Ma ottenere questo percorso di democrazia partecipativa fin qui è stato impossibile.
L’assessore alla partecipazione ai primi di aprile si era assunto l’impegno pubblico di avviare il laboratorio, ma è scomparso come interlocutore senza avviare alcun progetto.
L’assessore alla mobilità, sostenendo che non poteva cedere agli interessi particolari di chi voleva la chiusura al traffico della via (?), non ha capito che questi problemi gli si ripresenteranno identici fra pochi mesi anche nella zona nord della città e che si tratta di dare vita ad un luogo di confronto vero fra più parti. Per l’amministrazione una risorsa piuttosto che un conflitto da gestire a suon di delibere.
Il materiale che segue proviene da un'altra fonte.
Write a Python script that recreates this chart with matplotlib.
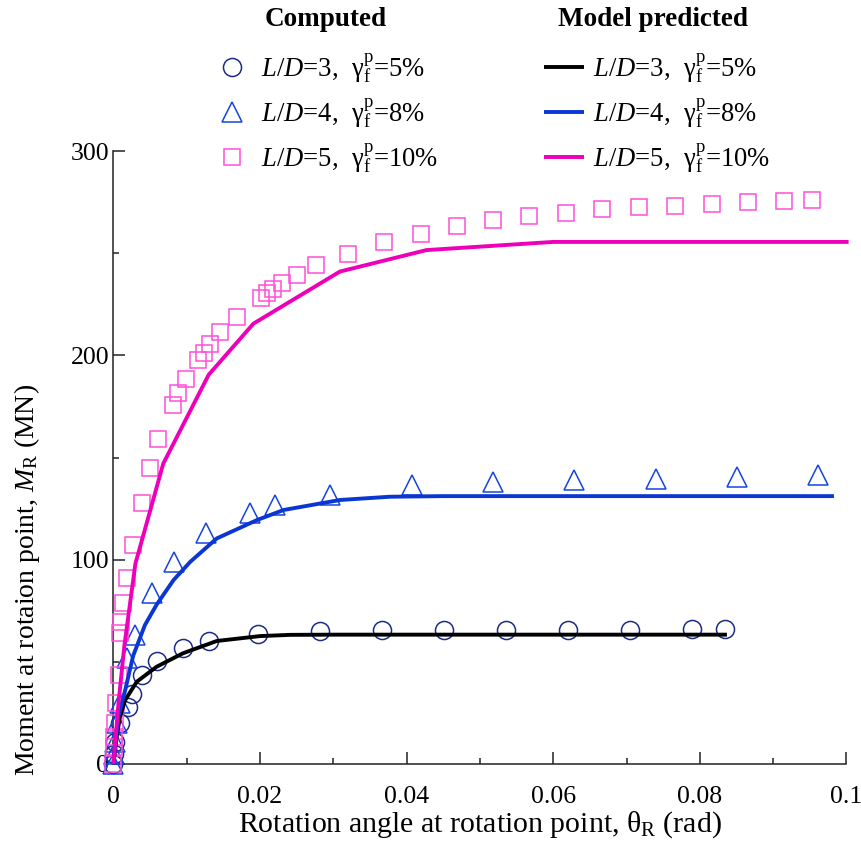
import matplotlib
matplotlib.use("Agg")
import matplotlib.pyplot as plt
from matplotlib.ticker import MultipleLocator

plt.rcParams["font.family"] = ["Liberation Serif", "DejaVu Serif"]
plt.rcParams["mathtext.fontset"] = "custom"
plt.rcParams["mathtext.rm"] = "Liberation Serif"
plt.rcParams["mathtext.it"] = "Liberation Serif:italic"
plt.rcParams["mathtext.bf"] = "Liberation Serif:bold"

# ---- computed results (rotation angle in rad, moment in MN) ----
comp_x_ld3 = [0, 0.0001, 0.0002, 0.0009, 0.0020, 0.0025, 0.0039, 0.0059, 0.0095,
              0.0130, 0.0197, 0.0282, 0.0366, 0.0451, 0.0535, 0.0620, 0.0705,
              0.0789, 0.0834]
comp_y_ld3 = [0, 5, 11, 20, 28, 34.5, 43.5, 50.5, 57, 60, 63.8, 65.2, 65.4, 65.5,
              65.6, 65.7, 65.8, 65.9, 66.0]

comp_x_ld4 = [0, 0.0001, 0.0002, 0.00045, 0.0009, 0.0018, 0.0029, 0.0052, 0.0082,
              0.0127, 0.0186, 0.0220, 0.0295, 0.0407, 0.0518, 0.0628, 0.0740,
              0.0851, 0.0961]
comp_y_ld4 = [0, 5, 11, 20, 29.7, 52, 63, 83.5, 99, 112.9, 122.7, 126.7, 131.6,
              136.5, 138, 139, 139.4, 140.4, 141.4]

comp_x_ld5 = [0, 0.00005, 0.0001, 0.0002, 0.0004, 0.0007, 0.0009, 0.0011, 0.00135,
              0.0018, 0.00263, 0.00386, 0.0050, 0.0061, 0.0081, 0.00885, 0.0099,
              0.0116, 0.0123, 0.0132, 0.0146, 0.0168, 0.0201, 0.0209, 0.0218,
              0.0230, 0.0250, 0.0277, 0.0320, 0.0369, 0.0419, 0.0469, 0.0518,
              0.0567, 0.0617, 0.0666, 0.0717, 0.0766, 0.0816, 0.0866, 0.0915,
              0.0953]
comp_y_ld5 = [0, 8.5, 13.4, 20, 29.7, 43.5, 64, 69.6, 78.6, 90.8, 107.1, 127.8,
              145, 159, 175.6, 181.4, 188.2, 197.7, 200.9, 205.5, 211.2, 218.8,
              228.3, 230.6, 232.4, 235.2, 239.2, 244.1, 249.8, 255.5, 259.6,
              263.2, 266.1, 268.1, 269.7, 271.4, 272.4, 273.3, 274.1, 274.8,
              275.4, 275.9]

# ---- model predictions ----
model_x_ld3 = [0, 0.00045, 0.0009, 0.0016, 0.0032, 0.0059, 0.0095, 0.0141, 0.0200,
               0.0241, 0.0300, 0.0837]
model_y_ld3 = [0, 13.4, 23.1, 31.3, 40.3, 47.6, 54.2, 60.2, 62.6, 63.2, 63.3, 63.3]

model_x_ld4 = [0, 0.00067, 0.0016, 0.0027, 0.0043, 0.0059, 0.0082, 0.0105, 0.0141,
               0.0196, 0.0232, 0.0309, 0.0377, 0.0450, 0.0983]
model_y_ld4 = [0, 23, 36, 53, 68, 78, 90, 99, 110.4, 119.4, 124.3, 129.2, 130.8,
               131.1, 131.1]

model_x_ld5 = [0, 0.0007, 0.0015, 0.0030, 0.0068, 0.0130, 0.0191, 0.0309, 0.0427,
               0.0600, 0.1003]
model_y_ld5 = [0, 30, 58, 98, 147, 190.5, 215.5, 241, 251.5, 255.5, 255.5]

labels = [r"$L/D$=3,  $\mathrm{\gamma}_\mathrm{f}^\mathrm{p}$=5%",
          r"$L/D$=4,  $\mathrm{\gamma}_\mathrm{f}^\mathrm{p}$=8%",
          r"$L/D$=5,  $\mathrm{\gamma}_\mathrm{f}^\mathrm{p}$=10%"]

x_ticks = [0, 0.02, 0.04, 0.06, 0.08, 0.1]
x_ticklabels = ["0", "0.02", "0.04", "0.06", "0.08", "0.1"]

c_circ = "#1c2b86"
c_tri = "#1444e0"
c_sq = "#ff50d8"
c_line3 = "#000000"
c_line4 = "#0a36d2"
c_line5 = "#ee00bb"

W, H = 862, 860
fig = plt.figure(figsize=(W / 100, H / 100), dpi=100)
ax = fig.add_axes([113.4 / W, (H - 764) / H, (846.4 - 113.4) / W, (764 - 151) / H])

mkw = dict(linestyle="none", markerfacecolor="none", markeredgewidth=1.1,
           clip_on=False, zorder=3)
h_c3, = ax.plot(comp_x_ld3, comp_y_ld3, marker="o", markersize=13,
                markeredgecolor=c_circ, **mkw)
h_c4, = ax.plot(comp_x_ld4, comp_y_ld4, marker="^", markersize=15,
                markeredgecolor=c_tri, **mkw)
h_c5, = ax.plot(comp_x_ld5, comp_y_ld5, marker="s", markersize=11.5,
                markeredgecolor=c_sq, **mkw)

lkw = dict(linewidth=2.8, clip_on=False, zorder=4, solid_capstyle="butt")
h_m3, = ax.plot(model_x_ld3, model_y_ld3, color=c_line3, **lkw)
h_m4, = ax.plot(model_x_ld4, model_y_ld4, color=c_line4, **lkw)
h_m5, = ax.plot(model_x_ld5, model_y_ld5, color=c_line5, **lkw)

ax.set_xlim(0, 0.1)
ax.set_ylim(0, 300)
ax.set_xticks(x_ticks)
ax.set_xticklabels(x_ticklabels)
ax.xaxis.set_minor_locator(MultipleLocator(0.01))
ax.yaxis.set_major_locator(MultipleLocator(100))
ax.yaxis.set_minor_locator(MultipleLocator(50))

for s in ("top", "right"):
    ax.spines[s].set_visible(False)
for s in ("left", "bottom"):
    ax.spines[s].set_linewidth(1.1)
    ax.spines[s].set_color("#222222")

ax.tick_params(which="major", direction="in", length=8.6, width=1.1,
               labelsize=18.5, color="#222222")
ax.tick_params(which="minor", direction="in", length=4.3, width=1.1,
               color="#222222")
ax.tick_params(axis="x", which="major", pad=16)
ax.tick_params(axis="y", which="major", pad=3)

ax.set_xlabel(r"Rotation angle at rotation point, $\mathrm{\theta}_\mathrm{R}$ (rad)",
              fontsize=21.5, labelpad=1)
ax.set_ylabel(r"Moment at rotaion point, $M_\mathrm{R}$ (MN)", fontsize=20)
ax.yaxis.set_label_coords(-0.097, 0.30)

# legend: computed markers and model lines in two columns
fig.text(326 / W, 1 - 19 / H, "Computed", fontsize=19.5, fontweight="bold",
         ha="center", va="center")
fig.text(653 / W, 1 - 19 / H, "Model predicted", fontsize=19.5, fontweight="bold",
         ha="center", va="center")

leg1 = fig.legend([h_c3, h_c4, h_c5], labels, loc="upper left",
                  bbox_to_anchor=(216 / W, 1 - 51 / H), frameon=False,
                  fontsize=19.2, handlelength=1.2, handletextpad=0.5,
                  labelspacing=0.42, borderpad=0, borderaxespad=0)
leg2 = fig.legend([h_m3, h_m4, h_m5], labels, loc="upper left",
                  bbox_to_anchor=(544 / W, 1 - 51 / H), frameon=False,
                  fontsize=19.2, handlelength=1.5, handletextpad=0.35,
                  labelspacing=0.42, borderpad=0, borderaxespad=0)

fig.savefig("out.png", dpi=100)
Il Presidente di quartiere, invece di impegnarsi per giocare il proprio ruolo come catalizzatore nel coinvolgimento delle comunità locale, preoccupato di un ridimensionamento delle sue funzioni, ha risposto negativamente persino alla richiesta degli uffici comunali che chiedevano uno spazio in zona per aprire un atelier pubblico sul tema tram ed arredo urbano, asserendo che non si possono concentrare le esigue risorse del quartiere sul solo problema tram.
Di fatto quello che poteva diventare una esperienza pilota in città, richiamandosi a pratiche innovative di urbanistica già sperimentate all’Italia e all’estero, rischia di chiudere prima ancora di nascere. Democrazia partecipativa significa assumere che una comunità locale è esperta rispetto ad un problema, che può escogitare soluzioni innovative perchè toccata da vicino quotidianamente e che proprio per questo bisogna metterla in condizione di poter ragionare ed essere ascoltata, concedendole tempo, risorse ed informazioni in un confronto costruttivo con i tecnici.
Democrazia partecipativa significa cedere porzioni di potere alla comunità su temi specifici sostanziali. Ma nulla di tutto ciò sta accadendo a Padova.